It is fortunate that I do not have a cat. I would have been arrested for animal cruelty.
But the blame for kicking poor Tama every evening would lie squarely with the penpushers who seem to be in charge of press relations at Japanese companies, ministries, agencies and myriad other organizations.
“Corporate communications” is too often an oxymoron in this country; press officers here seem hell bent on preventing any sort of information escaping from the four walls of the company — even if it is merely confirmation of something that was announced a day previously in a press release.
And it’s not an issue of a language barrier; the vast majority of Japanese companies know their officials are going to have to deal with inquiries from overseas and their press relations people speak excellent English. They probably speak other languages as well, but they have not apparently been schooled in the art of communicating.
To be fair, there are press officers who have gone out of their way to be helpful — to my surprise I have found the Foreign Ministry very cooperative and accessible — but they are vastly outnumbered by the obstructionists.

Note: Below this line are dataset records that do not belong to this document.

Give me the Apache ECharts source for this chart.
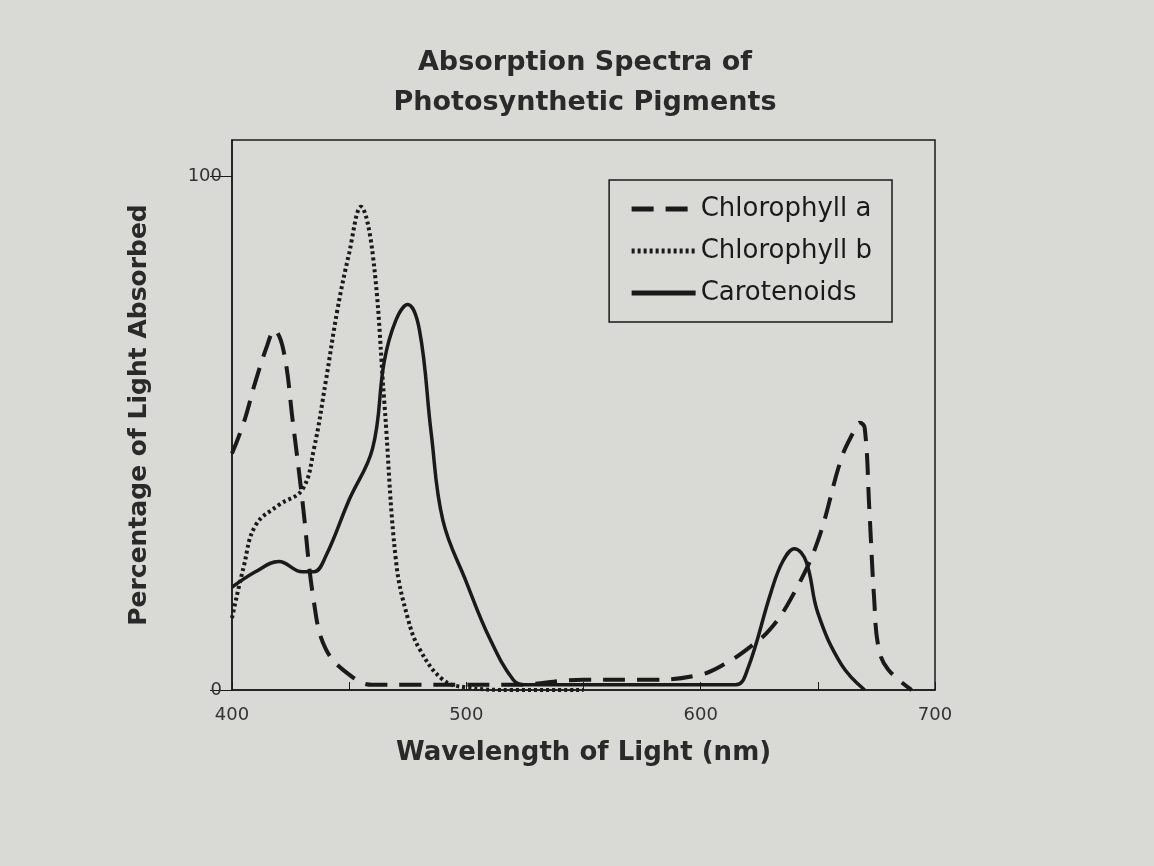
<!DOCTYPE html>
<html lang="en">
<head>
    <meta charset="UTF-8">
    <title>Absorption Spectra</title>
    <script src="https://cdn.jsdelivr.net/npm/echarts@6/dist/echarts.min.js"></script>
    <style>
        body { margin: 0; background: #d9d9d5; }
    </style>
</head>
<body>
    <div id="main" style="width:1154px;height:866px"></div>
    <script>
        // [wavelength nm, % absorbed]
        var chlA = [[400,46],[405,52],[410,60],[415,67],[418,70],[422,66],[426,52],[430,37],[435,17],[440,8],[450,3],[460,1],[480,1],[500,1],[520,1],[550,2],[580,2],[600,3],[610,5],[620,8],[630,12],[640,19],[650,29],[660,45],[665,50],[668,52],[670,51],[672,35],[674,18],[676,8],[680,4],[690,0]];
        var chlB = [[400,14],[405,24],[410,32],[420,36],[430,39],[435,47],[440,60],[445,74],[450,85],[455,94],[460,85],[465,56],[470,25],[475,14],[480,8],[490,2],[500,0.5],[520,0],[550,0]];
        var carot = [[400,20],[410,23],[420,25],[430,23],[435,23],[440,26],[450,37],[460,47],[465,64],[470,72],[475,75],[480,70],[485,50],[490,33],[500,21],[510,10],[520,2],[525,1],[550,1],[580,1],[615,1],[620,4],[630,19],[635,25],[640,27.5],[645,25],[650,15],[660,5],[670,0]];
        var xTicks = [400, 500, 600, 700];
        var yTicks = [0, 100];

        var chart = echarts.init(document.getElementById('main'));
        var font = '"DejaVu Sans", sans-serif';
        function line(name, data, type, width) {
            return {
                name: name, type: 'line', data: data, smooth: 0.4, symbol: 'none',
                lineStyle: { color: '#1a1a1a', width: width, type: type },
                itemStyle: { color: '#1a1a1a' }
            };
        }
        chart.setOption({
            backgroundColor: '#d9d9d5',
            title: {
                text: 'Absorption Spectra of\nPhotosynthetic Pigments',
                left: 580, top: 38, textAlign: 'center',
                textStyle: { fontFamily: font, fontSize: 27, fontWeight: 'bold', color: '#2a2a2a', lineHeight: 40 }
            },
            legend: {
                orient: 'vertical', right: 262, top: 180,
                backgroundColor: '#d9d9d5', borderColor: '#1a1a1a', borderWidth: 1.5,
                padding: [16, 20], itemGap: 16, itemWidth: 64,
                itemStyle: { opacity: 0 },
                lineStyle: { width: 5 },
                textStyle: { fontFamily: font, fontSize: 26, color: '#1a1a1a' },
                data: ['Chlorophyll a', 'Chlorophyll b', 'Carotenoids']
            },
            grid: { left: 232, right: 219, top: 140, bottom: 176, show: true, borderColor: '#1a1a1a', borderWidth: 1.5 },
            xAxis: {
                type: 'value', min: 400, max: 700, interval: 50,
                name: 'Wavelength of Light (nm)', nameLocation: 'middle', nameGap: 50,
                nameTextStyle: { fontFamily: font, fontSize: 26, fontWeight: 'bold', color: '#2a2a2a' },
                axisLine: { lineStyle: { color: '#1a1a1a', width: 1.5 } },
                axisTick: { inside: true, length: 8, lineStyle: { color: '#1a1a1a' } },
                splitLine: { show: false },
                axisLabel: {
                    margin: 16, fontFamily: font, fontSize: 18, color: '#333',
                    formatter: function (v) { return xTicks.indexOf(v) >= 0 ? String(v) : ''; }
                }
            },
            yAxis: {
                type: 'value', min: 0, max: 107, interval: 100,
                name: 'Percentage of Light Absorbed', nameLocation: 'middle', nameGap: 80,
                nameTextStyle: { fontFamily: font, fontSize: 25, fontWeight: 'bold', color: '#2a2a2a' },
                axisLine: { lineStyle: { color: '#1a1a1a', width: 1.5 } },
                axisTick: { length: 22, customValues: yTicks, lineStyle: { color: '#1a1a1a' } },
                splitLine: { show: false },
                axisLabel: {
                    margin: 10, fontFamily: font, fontSize: 18, color: '#333',
                    customValues: yTicks
                }
            },
            series: [
                line('Chlorophyll a', chlA, [22, 12], 4),
                line('Chlorophyll b', chlB, [3, 3], 4),
                line('Carotenoids', carot, 'solid', 3.5)
            ]
        });
    </script>
</body>
</html>
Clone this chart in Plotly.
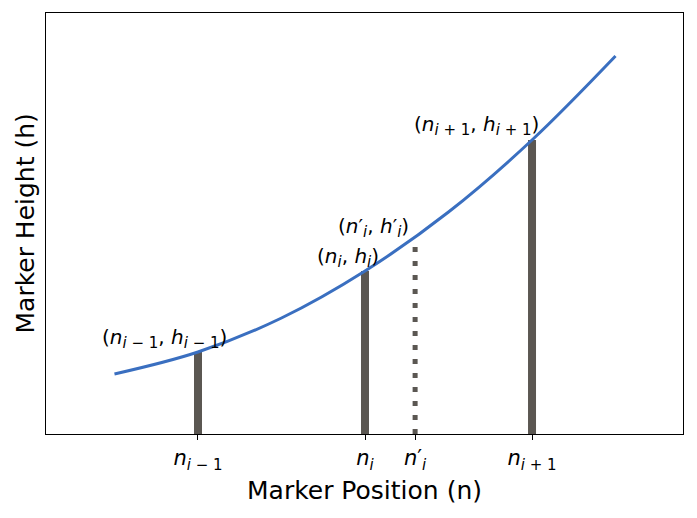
import plotly.graph_objects as go

# curve of marker height against marker position
curve_n = [0.5, 1.0, 1.5, 2.0, 2.5, 3.0, 3.5]
curve_h = [0.60, 0.82, 1.16, 1.63, 2.22, 2.94, 3.78]

# vertical markers
bar_n = [1.0, 2.0, 3.0]
bar_h = [0.82, 1.63, 2.94]
interp_n = 2.3
interp_h = 1.90

tick_vals = [1.0, 2.0, 2.3, 3.0]
label_n = [0.80, 1.90, 2.05, 2.67]
label_h = [0.96, 1.77, 2.07, 3.09]


def sub(s, px):
    return f"<sub><span style='font-size:{px}px'>{s}</span></sub>"


def tick(prime, s):
    return f"<i>n</i>{prime}" + sub(s, 15)


def label(prime, s):
    return (f"(<i>n</i>{prime}" + sub(s, 15) + f", <i>h</i>{prime}" + sub(s, 15) + ")")


tick_text = [tick("", "<i>i</i> − 1"), tick("", "<i>i</i>"),
             tick("′", "<i>i</i>"), tick("", "<i>i</i> + 1")]
label_text = [label("", "<i>i</i> − 1"), label("", "<i>i</i>"),
              label("′", "<i>i</i>"), label("", "<i>i</i> + 1")]

BAR = "#5b5752"
fig = go.Figure()

for n, h in zip(bar_n, bar_h):
    fig.add_trace(go.Scatter(x=[n, n], y=[0, h], mode="lines",
                             line=dict(color=BAR, width=8), hoverinfo="skip"))
fig.add_trace(go.Scatter(x=[interp_n, interp_n], y=[0, interp_h], mode="lines",
                         line=dict(color=BAR, width=5, dash="5px,9px"), hoverinfo="skip"))

fig.add_trace(go.Scatter(x=curve_n, y=curve_h, mode="lines",
                         line=dict(color="#3a6fc0", width=3, shape="spline")))

for n, h, t in zip(label_n, label_h, label_text):
    fig.add_annotation(x=n, y=h, text=t, showarrow=False,
                       font=dict(size=20, color="black"))

# axis titles as paper annotations so the plot area keeps its place
fig.add_annotation(x=0.5, y=0, xref="paper", yref="paper", yshift=-56,
                   text="Marker Position (n)", showarrow=False,
                   font=dict(size=25), yanchor="middle")
fig.add_annotation(x=0, y=0.5, xref="paper", yref="paper", xshift=-21,
                   text="Marker Height (h)", showarrow=False, textangle=-90,
                   font=dict(size=25), xanchor="center", yanchor="middle")

axis_common = dict(showline=True, linecolor="black", linewidth=1.2, mirror=True,
                   showgrid=False, zeroline=False, automargin=False)
# the page body adds 8px around the figure
fig.update_layout(
    width=681, height=502,
    margin=dict(l=38, r=6, t=5, b=76),
    paper_bgcolor="white", plot_bgcolor="white",
    font=dict(family="DejaVu Sans", color="black"),
    showlegend=False,
    xaxis=dict(axis_common, range=[0.09, 3.904], tickmode="array",
               tickvals=tick_vals, ticktext=tick_text, ticks="outside",
               ticklen=5, tickcolor="black", tickfont=dict(size=21)),
    yaxis=dict(axis_common, range=[0, 4.21], showticklabels=False, ticks=""),
)

fig.write_html("out.html")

We have all been there; what is on the face of it an easy story that should only require a couple of phone calls to complete turns into an epic exercise in pulling teeth. The first line of defense is often a secretary who is under orders to have the questions submitted by fax or email rather than allow a reporter to speak to a company spokesperson over the phone.
Even when a request does reach a real live person, it is often deferred to someone else. Decision-making by committee has been a bane of Japan’s corporate life; comment-making via committee is alive and kicking, and does the organizations they represent no favors at all.
A failure to communicate could be seen by some as indicating a desire to conceal something unpleasant; it could also suggest the press division has no understanding of the matter being discussed or is simply disorganized and
And even when the conversation has gone smoothly and all the questions have been answered, there is all too often a sting in the tail: a 20-minute interview is suddenly unattributable, even when it has gone over areas that are already public knowledge and it is impossible to see how the content might be in any way controversial. Some publications refuse to use unattributed quotes, particularly for stories that are not sensitive.
Cultural biases inevitably color the way a foreign reporter deals with his or her sources, but anyone who has lived in another country should have learned to adopt local rituals when talking to contacts — from accepting business cards in the correct manner to being polite on the phone. And Japanese journalists also come up against the same problems when dealing with press officials.
By failing to get across a good story or — potentially more damagingly — not quickly putting a positive spin on a negative story, press departments are potentially harming their own interests. The bunker mentality does not work today.
If the kisha club system is outdated and unnecessary, so is the failure to impart information in a timely manner.
My pet goldfish is happy that it is not a cat.